[Entries from a dataset]

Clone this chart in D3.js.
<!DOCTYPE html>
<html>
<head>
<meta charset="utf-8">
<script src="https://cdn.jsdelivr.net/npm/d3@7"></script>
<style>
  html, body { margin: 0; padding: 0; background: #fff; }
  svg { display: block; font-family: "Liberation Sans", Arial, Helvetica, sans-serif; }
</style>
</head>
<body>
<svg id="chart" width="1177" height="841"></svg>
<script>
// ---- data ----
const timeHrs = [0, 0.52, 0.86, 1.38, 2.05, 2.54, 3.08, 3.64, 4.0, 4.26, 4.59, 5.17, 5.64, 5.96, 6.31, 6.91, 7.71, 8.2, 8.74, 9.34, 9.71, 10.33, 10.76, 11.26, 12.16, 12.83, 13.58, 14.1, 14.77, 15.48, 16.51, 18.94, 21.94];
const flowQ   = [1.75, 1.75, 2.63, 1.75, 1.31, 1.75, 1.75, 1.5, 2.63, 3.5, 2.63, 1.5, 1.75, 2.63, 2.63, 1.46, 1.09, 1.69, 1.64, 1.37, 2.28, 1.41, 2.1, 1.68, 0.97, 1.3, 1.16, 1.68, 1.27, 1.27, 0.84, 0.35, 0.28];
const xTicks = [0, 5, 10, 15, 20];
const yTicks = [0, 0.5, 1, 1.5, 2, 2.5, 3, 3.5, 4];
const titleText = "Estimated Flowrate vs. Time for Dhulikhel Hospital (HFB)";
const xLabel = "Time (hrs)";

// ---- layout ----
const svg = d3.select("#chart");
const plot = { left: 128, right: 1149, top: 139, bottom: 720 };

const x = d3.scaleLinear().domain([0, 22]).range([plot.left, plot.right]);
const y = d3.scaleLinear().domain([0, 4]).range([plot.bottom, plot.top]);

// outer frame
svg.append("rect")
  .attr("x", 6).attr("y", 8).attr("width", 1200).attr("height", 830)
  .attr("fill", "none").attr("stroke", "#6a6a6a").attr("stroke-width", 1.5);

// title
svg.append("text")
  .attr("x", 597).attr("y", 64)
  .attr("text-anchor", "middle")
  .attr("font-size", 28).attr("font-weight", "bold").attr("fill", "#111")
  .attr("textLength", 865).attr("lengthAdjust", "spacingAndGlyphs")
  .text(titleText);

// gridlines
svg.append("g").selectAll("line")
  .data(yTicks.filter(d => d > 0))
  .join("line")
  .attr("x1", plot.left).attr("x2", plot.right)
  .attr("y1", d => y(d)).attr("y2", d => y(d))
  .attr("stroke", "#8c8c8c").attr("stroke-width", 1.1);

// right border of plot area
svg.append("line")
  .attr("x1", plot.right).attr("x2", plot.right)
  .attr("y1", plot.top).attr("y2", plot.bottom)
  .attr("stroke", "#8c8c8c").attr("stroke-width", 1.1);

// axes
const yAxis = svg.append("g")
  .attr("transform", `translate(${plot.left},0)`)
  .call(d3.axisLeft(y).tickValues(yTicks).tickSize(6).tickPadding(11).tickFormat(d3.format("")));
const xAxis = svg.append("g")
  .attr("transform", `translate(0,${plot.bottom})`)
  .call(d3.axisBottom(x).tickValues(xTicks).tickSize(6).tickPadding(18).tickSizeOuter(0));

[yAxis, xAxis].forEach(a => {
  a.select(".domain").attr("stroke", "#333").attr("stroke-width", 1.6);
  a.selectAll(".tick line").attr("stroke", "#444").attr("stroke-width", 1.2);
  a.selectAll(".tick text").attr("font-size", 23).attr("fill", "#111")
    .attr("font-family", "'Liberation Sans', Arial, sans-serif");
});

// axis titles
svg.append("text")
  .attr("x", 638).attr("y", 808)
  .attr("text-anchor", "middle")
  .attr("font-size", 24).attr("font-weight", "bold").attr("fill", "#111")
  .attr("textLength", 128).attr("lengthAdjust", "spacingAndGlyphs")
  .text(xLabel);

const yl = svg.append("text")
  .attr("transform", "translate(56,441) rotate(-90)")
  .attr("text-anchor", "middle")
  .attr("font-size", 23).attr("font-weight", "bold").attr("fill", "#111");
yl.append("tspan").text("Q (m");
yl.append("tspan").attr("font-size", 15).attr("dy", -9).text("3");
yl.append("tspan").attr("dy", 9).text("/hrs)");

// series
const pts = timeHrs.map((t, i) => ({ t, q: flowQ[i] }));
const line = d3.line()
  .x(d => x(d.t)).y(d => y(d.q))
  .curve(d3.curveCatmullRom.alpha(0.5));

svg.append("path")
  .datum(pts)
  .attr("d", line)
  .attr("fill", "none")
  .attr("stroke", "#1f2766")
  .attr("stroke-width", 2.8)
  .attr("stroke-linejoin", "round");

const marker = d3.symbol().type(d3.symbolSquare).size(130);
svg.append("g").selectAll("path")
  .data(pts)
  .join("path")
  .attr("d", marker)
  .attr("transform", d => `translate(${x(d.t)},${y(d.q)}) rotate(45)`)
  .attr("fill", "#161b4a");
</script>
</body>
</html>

---

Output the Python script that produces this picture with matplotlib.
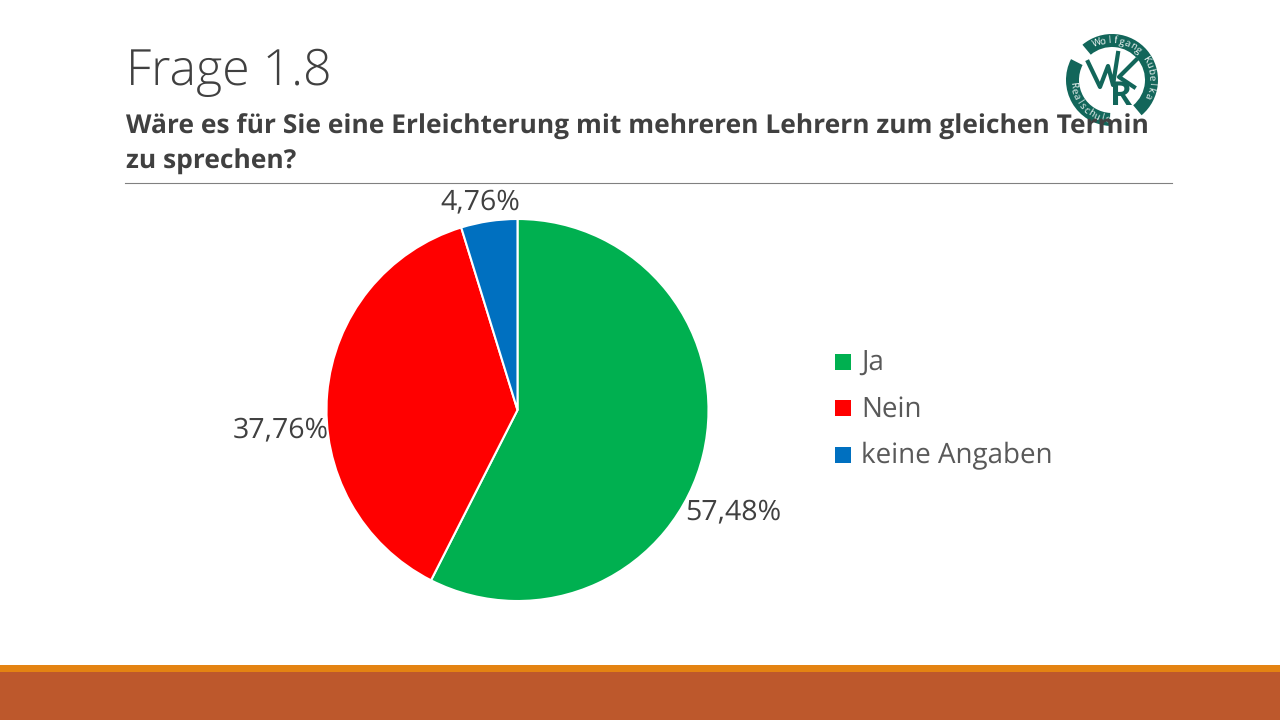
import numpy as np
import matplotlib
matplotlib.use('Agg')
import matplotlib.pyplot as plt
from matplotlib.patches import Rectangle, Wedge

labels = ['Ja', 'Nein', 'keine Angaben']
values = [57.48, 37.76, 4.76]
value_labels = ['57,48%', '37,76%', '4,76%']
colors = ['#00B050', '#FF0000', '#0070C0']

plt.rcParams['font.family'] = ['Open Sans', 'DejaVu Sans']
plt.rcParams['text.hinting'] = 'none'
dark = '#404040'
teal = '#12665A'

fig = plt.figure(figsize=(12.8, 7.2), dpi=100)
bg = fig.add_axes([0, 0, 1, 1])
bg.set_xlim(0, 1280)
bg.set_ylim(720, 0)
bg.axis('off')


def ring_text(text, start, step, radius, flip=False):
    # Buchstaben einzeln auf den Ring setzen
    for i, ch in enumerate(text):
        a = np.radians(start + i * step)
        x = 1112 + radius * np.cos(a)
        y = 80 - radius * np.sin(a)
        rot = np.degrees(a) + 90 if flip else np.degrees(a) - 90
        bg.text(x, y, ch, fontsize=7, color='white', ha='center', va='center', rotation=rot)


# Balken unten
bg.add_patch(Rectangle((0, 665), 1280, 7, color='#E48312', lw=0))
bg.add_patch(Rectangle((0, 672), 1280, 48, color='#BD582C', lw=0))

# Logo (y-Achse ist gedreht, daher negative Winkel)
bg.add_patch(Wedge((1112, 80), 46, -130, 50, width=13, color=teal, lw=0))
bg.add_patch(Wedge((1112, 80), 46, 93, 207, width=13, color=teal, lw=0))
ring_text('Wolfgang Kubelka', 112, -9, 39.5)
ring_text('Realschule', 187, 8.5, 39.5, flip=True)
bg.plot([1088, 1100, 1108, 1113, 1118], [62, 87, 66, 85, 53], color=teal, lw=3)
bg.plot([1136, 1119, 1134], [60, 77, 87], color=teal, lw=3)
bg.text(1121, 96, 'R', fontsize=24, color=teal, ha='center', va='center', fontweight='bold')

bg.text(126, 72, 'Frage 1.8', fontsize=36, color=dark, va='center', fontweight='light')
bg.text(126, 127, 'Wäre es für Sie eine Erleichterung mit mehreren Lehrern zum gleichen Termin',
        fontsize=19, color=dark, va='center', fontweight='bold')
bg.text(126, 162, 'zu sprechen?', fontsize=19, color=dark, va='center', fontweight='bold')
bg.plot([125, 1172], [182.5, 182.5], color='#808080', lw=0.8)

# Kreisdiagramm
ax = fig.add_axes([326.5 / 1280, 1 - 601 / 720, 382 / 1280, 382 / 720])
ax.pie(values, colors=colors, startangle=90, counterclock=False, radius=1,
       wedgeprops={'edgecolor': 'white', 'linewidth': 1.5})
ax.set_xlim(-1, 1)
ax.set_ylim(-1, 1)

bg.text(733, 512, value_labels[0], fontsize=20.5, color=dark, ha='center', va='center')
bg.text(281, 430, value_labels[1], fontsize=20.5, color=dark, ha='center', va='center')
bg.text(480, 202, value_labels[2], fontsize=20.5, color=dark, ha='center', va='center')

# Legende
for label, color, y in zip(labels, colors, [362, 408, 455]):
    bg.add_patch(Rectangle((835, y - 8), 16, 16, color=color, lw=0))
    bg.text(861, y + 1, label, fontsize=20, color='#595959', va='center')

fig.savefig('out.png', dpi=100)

* * *

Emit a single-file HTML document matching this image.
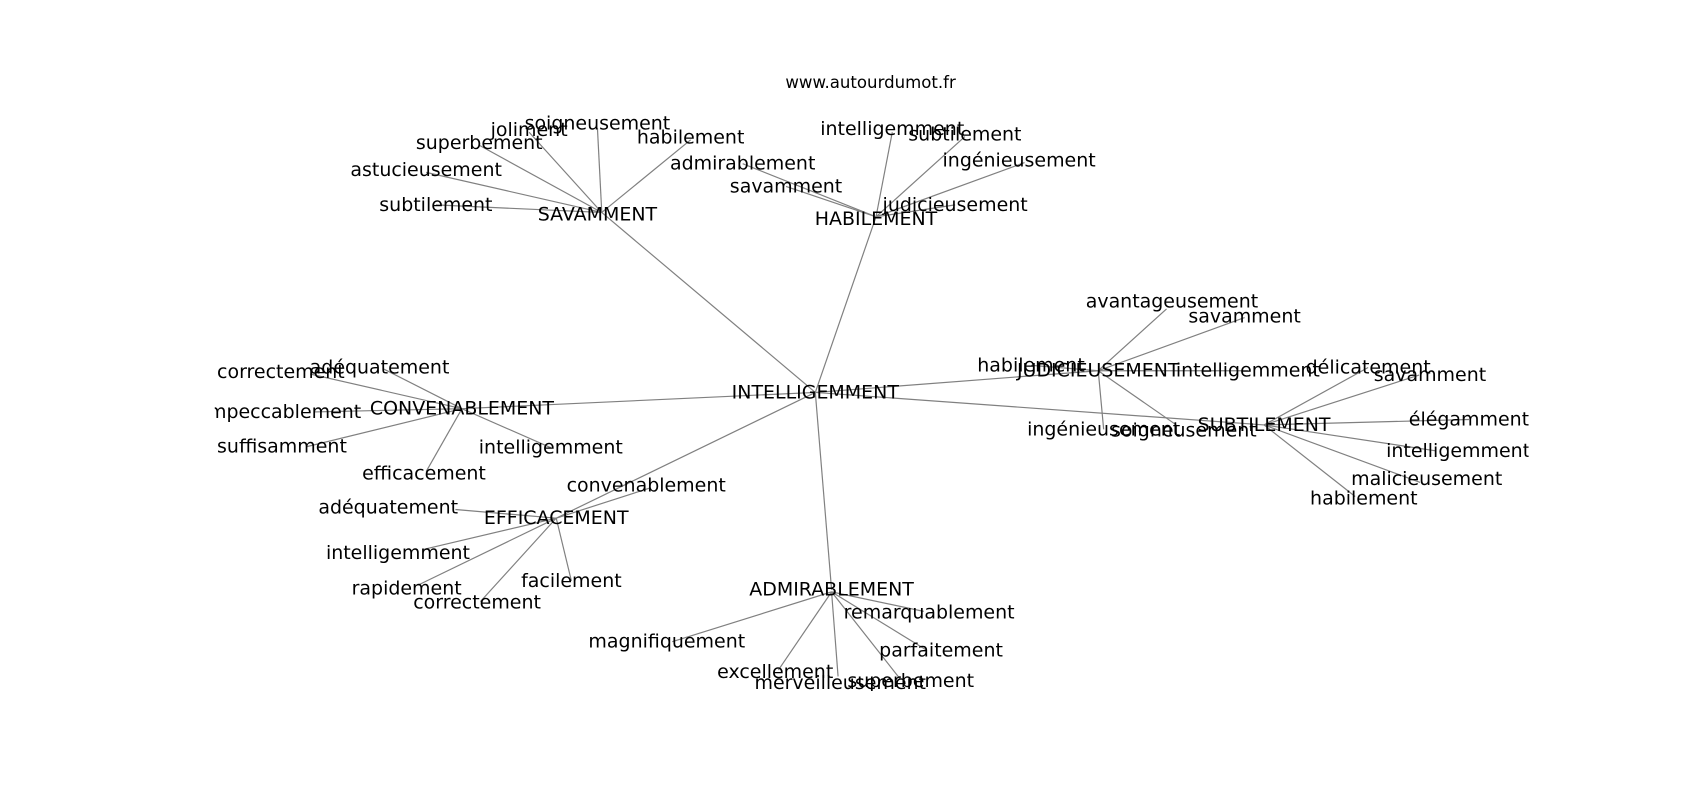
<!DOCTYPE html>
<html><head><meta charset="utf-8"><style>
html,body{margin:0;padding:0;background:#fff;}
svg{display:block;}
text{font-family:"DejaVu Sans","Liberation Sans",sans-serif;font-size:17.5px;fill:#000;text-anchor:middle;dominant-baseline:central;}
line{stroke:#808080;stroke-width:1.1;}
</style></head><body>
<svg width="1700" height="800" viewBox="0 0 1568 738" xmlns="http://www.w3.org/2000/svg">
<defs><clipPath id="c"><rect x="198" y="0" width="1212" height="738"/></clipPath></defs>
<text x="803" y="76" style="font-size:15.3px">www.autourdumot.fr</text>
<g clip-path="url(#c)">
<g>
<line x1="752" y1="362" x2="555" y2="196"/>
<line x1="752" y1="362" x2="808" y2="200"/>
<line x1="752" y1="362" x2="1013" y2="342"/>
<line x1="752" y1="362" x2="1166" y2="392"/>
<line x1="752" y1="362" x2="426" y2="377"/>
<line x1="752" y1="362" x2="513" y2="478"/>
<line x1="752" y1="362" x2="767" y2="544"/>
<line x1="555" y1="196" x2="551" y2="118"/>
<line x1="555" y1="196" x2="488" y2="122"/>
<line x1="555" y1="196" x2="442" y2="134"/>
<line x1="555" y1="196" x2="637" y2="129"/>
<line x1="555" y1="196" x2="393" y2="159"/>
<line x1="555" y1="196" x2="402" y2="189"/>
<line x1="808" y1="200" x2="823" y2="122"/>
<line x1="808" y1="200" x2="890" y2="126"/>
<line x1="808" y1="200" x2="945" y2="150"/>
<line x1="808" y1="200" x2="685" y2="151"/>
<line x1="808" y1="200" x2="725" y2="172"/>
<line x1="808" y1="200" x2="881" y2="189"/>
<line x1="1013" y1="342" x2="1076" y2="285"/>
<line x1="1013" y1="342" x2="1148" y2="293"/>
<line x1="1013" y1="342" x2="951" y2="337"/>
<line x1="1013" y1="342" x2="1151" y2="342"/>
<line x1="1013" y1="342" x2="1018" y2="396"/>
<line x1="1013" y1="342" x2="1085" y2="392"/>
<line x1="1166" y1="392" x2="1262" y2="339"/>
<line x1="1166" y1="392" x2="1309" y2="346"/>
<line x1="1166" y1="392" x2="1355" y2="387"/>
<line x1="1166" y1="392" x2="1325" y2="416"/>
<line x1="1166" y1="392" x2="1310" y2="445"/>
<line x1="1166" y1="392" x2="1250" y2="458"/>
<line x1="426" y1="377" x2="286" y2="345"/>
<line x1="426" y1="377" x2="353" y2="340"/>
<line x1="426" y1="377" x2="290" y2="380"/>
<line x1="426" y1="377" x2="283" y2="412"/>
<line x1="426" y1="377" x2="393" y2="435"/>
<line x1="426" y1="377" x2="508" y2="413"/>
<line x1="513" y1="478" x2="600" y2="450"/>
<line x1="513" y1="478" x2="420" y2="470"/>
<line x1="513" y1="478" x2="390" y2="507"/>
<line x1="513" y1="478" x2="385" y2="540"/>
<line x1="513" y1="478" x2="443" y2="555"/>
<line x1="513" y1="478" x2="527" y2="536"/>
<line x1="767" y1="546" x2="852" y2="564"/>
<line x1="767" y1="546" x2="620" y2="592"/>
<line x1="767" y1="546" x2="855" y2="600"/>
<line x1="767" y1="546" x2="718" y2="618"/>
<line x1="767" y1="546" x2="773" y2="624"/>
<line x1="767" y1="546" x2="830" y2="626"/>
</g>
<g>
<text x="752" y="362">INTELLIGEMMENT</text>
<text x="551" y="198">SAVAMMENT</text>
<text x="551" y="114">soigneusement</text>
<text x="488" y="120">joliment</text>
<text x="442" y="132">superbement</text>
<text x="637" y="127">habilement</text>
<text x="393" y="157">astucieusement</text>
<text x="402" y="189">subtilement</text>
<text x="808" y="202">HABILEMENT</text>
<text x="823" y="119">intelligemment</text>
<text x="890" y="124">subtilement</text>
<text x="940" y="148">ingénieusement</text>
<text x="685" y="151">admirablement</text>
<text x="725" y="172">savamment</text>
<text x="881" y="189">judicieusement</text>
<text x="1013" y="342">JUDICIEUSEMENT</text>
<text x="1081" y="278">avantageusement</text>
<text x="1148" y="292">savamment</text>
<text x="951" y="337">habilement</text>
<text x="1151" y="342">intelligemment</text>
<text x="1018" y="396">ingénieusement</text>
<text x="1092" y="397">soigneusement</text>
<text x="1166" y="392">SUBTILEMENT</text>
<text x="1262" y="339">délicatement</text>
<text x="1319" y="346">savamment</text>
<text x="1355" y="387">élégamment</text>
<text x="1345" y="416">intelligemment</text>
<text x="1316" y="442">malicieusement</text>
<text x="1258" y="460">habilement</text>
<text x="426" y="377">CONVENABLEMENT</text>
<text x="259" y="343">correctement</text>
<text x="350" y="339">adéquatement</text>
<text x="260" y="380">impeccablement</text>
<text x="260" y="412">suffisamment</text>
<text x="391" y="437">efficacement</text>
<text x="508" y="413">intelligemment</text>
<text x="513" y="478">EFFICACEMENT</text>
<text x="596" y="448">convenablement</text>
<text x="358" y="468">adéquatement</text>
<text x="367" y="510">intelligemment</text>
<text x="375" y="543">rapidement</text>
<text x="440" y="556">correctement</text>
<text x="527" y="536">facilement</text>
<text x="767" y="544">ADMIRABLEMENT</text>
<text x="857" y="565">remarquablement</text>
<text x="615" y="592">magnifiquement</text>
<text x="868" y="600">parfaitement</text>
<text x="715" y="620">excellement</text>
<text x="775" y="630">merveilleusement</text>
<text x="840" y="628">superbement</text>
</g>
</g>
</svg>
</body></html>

# EXERCISE
Extract exactly, and only, the lines from the one with "Output the Python" to the one with "ha='center', va='center', fontweight='bold')", both ends counted. Leave the images behind.

# ANSWER
Output the Python script that produces this picture with matplotlib.
import numpy as np
import matplotlib
matplotlib.use('Agg')
import matplotlib.pyplot as plt
from matplotlib.patches import Rectangle, Wedge

labels = ['Ja', 'Nein', 'keine Angaben']
values = [57.48, 37.76, 4.76]
value_labels = ['57,48%', '37,76%', '4,76%']
colors = ['#00B050', '#FF0000', '#0070C0']

plt.rcParams['font.family'] = ['Open Sans', 'DejaVu Sans']
plt.rcParams['text.hinting'] = 'none'
dark = '#404040'
teal = '#12665A'

fig = plt.figure(figsize=(12.8, 7.2), dpi=100)
bg = fig.add_axes([0, 0, 1, 1])
bg.set_xlim(0, 1280)
bg.set_ylim(720, 0)
bg.axis('off')


def ring_text(text, start, step, radius, flip=False):
    # Buchstaben einzeln auf den Ring setzen
    for i, ch in enumerate(text):
        a = np.radians(start + i * step)
        x = 1112 + radius * np.cos(a)
        y = 80 - radius * np.sin(a)
        rot = np.degrees(a) + 90 if flip else np.degrees(a) - 90
        bg.text(x, y, ch, fontsize=7, color='white', ha='center', va='center', rotation=rot)


# Balken unten
bg.add_patch(Rectangle((0, 665), 1280, 7, color='#E48312', lw=0))
bg.add_patch(Rectangle((0, 672), 1280, 48, color='#BD582C', lw=0))

# Logo (y-Achse ist gedreht, daher negative Winkel)
bg.add_patch(Wedge((1112, 80), 46, -130, 50, width=13, color=teal, lw=0))
bg.add_patch(Wedge((1112, 80), 46, 93, 207, width=13, color=teal, lw=0))
ring_text('Wolfgang Kubelka', 112, -9, 39.5)
ring_text('Realschule', 187, 8.5, 39.5, flip=True)
bg.plot([1088, 1100, 1108, 1113, 1118], [62, 87, 66, 85, 53], color=teal, lw=3)
bg.plot([1136, 1119, 1134], [60, 77, 87], color=teal, lw=3)
bg.text(1121, 96, 'R', fontsize=24, color=teal, ha='center', va='center', fontweight='bold')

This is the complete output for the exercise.